New regulations are forcing financial institutions to re-examine their mix of businesses. This presents banks with a unique opportunity to modify their approaches to examining and balancing their customer and product portfolios. PwC suggests a framework that aligns a firm’s customer priorities with the management of capital, funding, and risk.
New regulations are forcing financial institutions to re-examine their mix of businesses. This presents institutions with a unique opportunity to modify their approaches to examining and balancing their customer and product portfolios. PwC recommends an “end to end” framework that aligns a firm’s customer experience priorities with the management of capital, funding, and risk.
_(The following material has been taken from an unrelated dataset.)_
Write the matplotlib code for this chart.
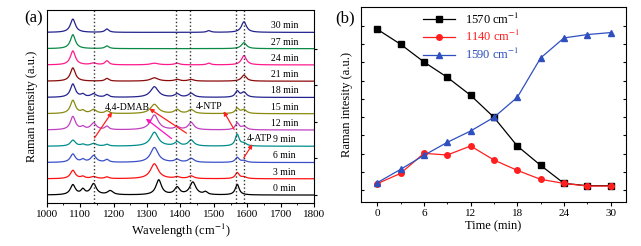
import matplotlib
matplotlib.use("Agg")
import matplotlib.pyplot as plt
import numpy as np

plt.rcParams['font.family'] = ['Liberation Serif', 'DejaVu Serif']
plt.rcParams['mathtext.fontset'] = 'stix'

# ---- panel (a): Raman spectra, described by peaks ----
times_a = [0, 3, 6, 9, 12, 15, 18, 21, 24, 27, 30]
spec_colors = ['black', '#ff1010', '#3a4fc8', '#008c8c', '#c040c0', '#8a8a10',
               '#23238f', '#8b0a0a', '#ff1a8c', '#0a8a46', '#23238f']
peak_pos = [1078, 1108, 1140, 1180, 1190, 1322, 1335, 1390, 1432, 1437, 1475, 1485, 1570, 1590]
peak_hw = [9, 7, 10, 7, 10, 14, 10, 9, 10, 11, 7, 7, 7, 9]
peak_h = [
    [30, 15, 33, 0, 12, 0, 45, 22, 0, 38, 8, 0, 32, 0],
    [25, 6, 6, 5, 0, 45, 0, 5, 8, 0, 0, 0, 18, 5],
    [25, 8, 20, 8, 0, 45, 0, 8, 12, 0, 0, 0, 15, 5],
    [18, 5, 8, 5, 0, 42, 0, 12, 18, 0, 0, 0, 35, 8],
    [40, 8, 20, 10, 0, 45, 0, 8, 22, 0, 0, 0, 20, 10],
    [40, 8, 12, 8, 0, 28, 0, 12, 12, 0, 0, 0, 15, 12],
    [40, 8, 10, 8, 0, 32, 0, 10, 12, 0, 0, 0, 18, 15],
    [40, 0, 0, 8, 0, 10, 0, 5, 5, 0, 0, 0, 0, 18],
    [42, 0, 5, 12, 0, 5, 0, 5, 0, 0, 0, 5, 0, 28],
    [42, 0, 0, 8, 0, 0, 0, 0, 0, 0, 0, 0, 0, 18],
    [40, 0, 0, 10, 0, 0, 0, 0, 0, 0, 0, 5, 0, 32],
]
marker_lines = [1140, 1388, 1430, 1567, 1590]
offset = 49

# ---- panel (b): band intensity vs time ----
t = [0, 3, 6, 9, 12, 15, 18, 21, 24, 27, 30]
i1570 = [517, 472, 419, 373, 319, 253, 167, 109, 55, 48, 48]
i1140 = [54, 85, 145, 140, 167, 125, 94, 67, 55, 47, 47]
i1590 = [57, 97, 139, 178, 212, 253, 313, 431, 491, 501, 507]

fig = plt.figure(figsize=(6.41, 2.46), dpi=100)
ax1 = fig.add_axes([0.073, 0.176, 0.417, 0.783])
ax2 = fig.add_axes([0.563, 0.180, 0.414, 0.792])

wn = np.linspace(1000, 1800, 1601)
for k, (tm, col) in enumerate(zip(times_a, spec_colors)):
    y = np.zeros_like(wn)
    for c, w, h in zip(peak_pos, peak_hw, peak_h[k]):
        y += h * w**2 / ((wn - c)**2 + w**2)
    base = k * offset
    ax1.plot(wn, y + base, color=col, lw=0.9)
    ax1.text(1712, base + 20, f'{tm} min', ha='center', va='center', fontsize=7)

for xv in marker_lines:
    ax1.axvline(xv, color='#333333', ls=':', lw=1.0)

arrow = dict(arrowstyle='-|>', color='#ff2020', lw=0.9, mutation_scale=6)
ax1.text(1240, 5.45 * offset, '4,4-DMAB', ha='center', va='center', fontsize=7)
ax1.annotate('', xy=(1200, 5.24 * offset), xytext=(1138, 3.37 * offset), arrowprops=arrow)
ax1.annotate('', xy=(1300, 5.41 * offset), xytext=(1425, 3.71 * offset), arrowprops=arrow)
ax1.annotate('', xy=(1290, 4.8 * offset), xytext=(1380, 3.37 * offset),
             arrowprops=dict(arrow, color='#ff10c0'))
ax1.text(1485, 5.45 * offset, '4-NTP', ha='center', va='center', fontsize=7)
ax1.annotate('', xy=(1525, 5.3 * offset), xytext=(1565, 3.88 * offset), arrowprops=arrow)
ax1.text(1636, 3.5 * offset, '4-ATP', ha='center', va='center', fontsize=7)
ax1.annotate('', xy=(1620, 3.27 * offset), xytext=(1585, 2.14 * offset), arrowprops=arrow)

ax1.set_xlim(1000, 1800)
ax1.set_ylim(-0.47 * offset, 11.37 * offset)
ax1.set_xticks(np.arange(1000, 1801, 100))
ax1.set_xticks(np.arange(1050, 1800, 100), minor=True)
ax1.set_yticks(np.arange(0, 11, 2.25) * offset)
ax1.tick_params(axis='y', left=False, right=True, labelleft=False, direction='out', length=2.5)
ax1.tick_params(axis='x', direction='out', length=3, labelsize=8, pad=2)
ax1.tick_params(axis='x', which='minor', direction='out', length=1.5)
ax1.set_xlabel('Wavelength (cm$^{-1}$)', fontsize=9, labelpad=2)
ax1.set_ylabel('Raman intensity (a.u.)', fontsize=9, labelpad=6)
fig.text(0.052, 0.925, '(a)', fontsize=12, ha='center', va='center')

ax2.plot(t, i1570, '-s', color='black', lw=0.9, markersize=4, label='1570 cm$^{-1}$')
ax2.plot(t, i1140, '-o', color='#ff1f1f', lw=0.9, markersize=4, label='1140 cm$^{-1}$')
ax2.plot(t, i1590, '-^', color='#2f4fbf', lw=0.9, markersize=4.5, label='1590 cm$^{-1}$')
ax2.set_xlim(-2.1, 32)
ax2.set_ylim(0, 584)
ax2.set_xticks(np.arange(0, 31, 6))
ax2.set_xticks(np.arange(3, 31, 6), minor=True)
ax2.set_yticks(35 + 54.7 * np.arange(10))
ax2.tick_params(axis='y', left=True, right=True, labelleft=False, direction='in', length=2.5)
ax2.tick_params(axis='x', direction='out', length=3, labelsize=8, pad=2)
ax2.tick_params(axis='x', which='minor', direction='out', length=1.5)
ax2.set_xlabel('Time (min)', fontsize=9, labelpad=2)
ax2.set_ylabel('Raman intesity (a.u.)', fontsize=9, labelpad=6)
leg = ax2.legend(loc='upper left', bbox_to_anchor=(0.2, 1.02), frameon=False, fontsize=9,
                 handlelength=2.6, labelspacing=0.2, borderaxespad=0.3)
for txt, line in zip(leg.get_texts(), leg.get_lines()):
    txt.set_color(line.get_color())
fig.text(0.538, 0.925, '(b)', fontsize=12, ha='center', va='center')

fig.savefig('out.png', dpi=100)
Winning firms link finance and risk insights through customer and product analysis.
As currently drafted, Basel III and Dodd-Frank will increase the cost of doing business, while reducing profit margins and returns on equity. Given the pressure from external stakeholders (such as regulators and investors), key capital, funding, and risk management decisions are being made without sufficient consideration of the long-term implications to the customer experience. Aggravating this condition, clients have grown more sophisticated while cross-selling has grown more important.
Leaders are implementing an integrated approach to managing the dynamic between customer impact, product portfolios, and pricing. The strategic framework should include customer experience, product profiles, likely competitor reactions and expected impact on capital requirements, liquidity, and earnings.